Best of Enemies
Legendary nationally televised debates in 1968 between two great public intellectuals, Gore Vidal and William F. Buckley, defined a new era of public discourse in the media, the moment TV’s political ambition shifted from narrative to spectacle.
Awards & Recognition
Winner
2015 International Documentary Association (IDA) - ABC News VideoSource Award
Winner
2015 International Documentary Association (IDA) - Best Music
Nominee
2015 Academy Awards - Best Documentary Feature Shortlist
Winner
2016 News and Documentary Emmy Awards - Best Historical Documentary
Best of Enemies captures the legendary 1968 debates between two famed intellectuals and ideological opposites: leftist Gore Vidal and neoconservative William F. Buckley.
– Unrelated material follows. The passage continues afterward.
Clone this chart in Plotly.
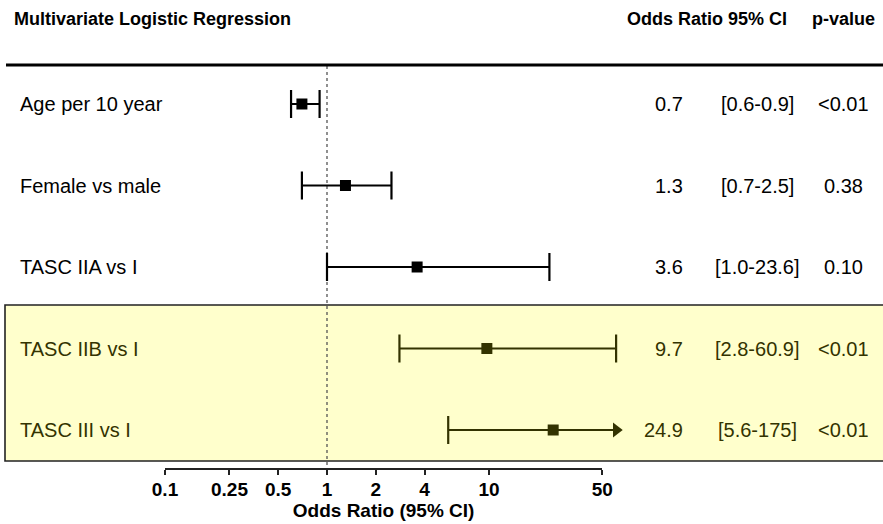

Dead last in the ratings, ABC hired Vidal and Buckley to debate each other during the Democratic and Republican national conventions. Buckley, who founded National Review magazine in 1955, was a leading light of the new conservative movement. Gore Vidal, lifelong Democrat and cousin to Jackie Onassis, was a leftist, taboo-smashing novelist and polemicist. Both believed each other’s political ideologies were dangerous for America. Their televised sparring shaped a new era of public discourse in the media, marking the moment TV’s political ambition shifted from narrative to spectacle.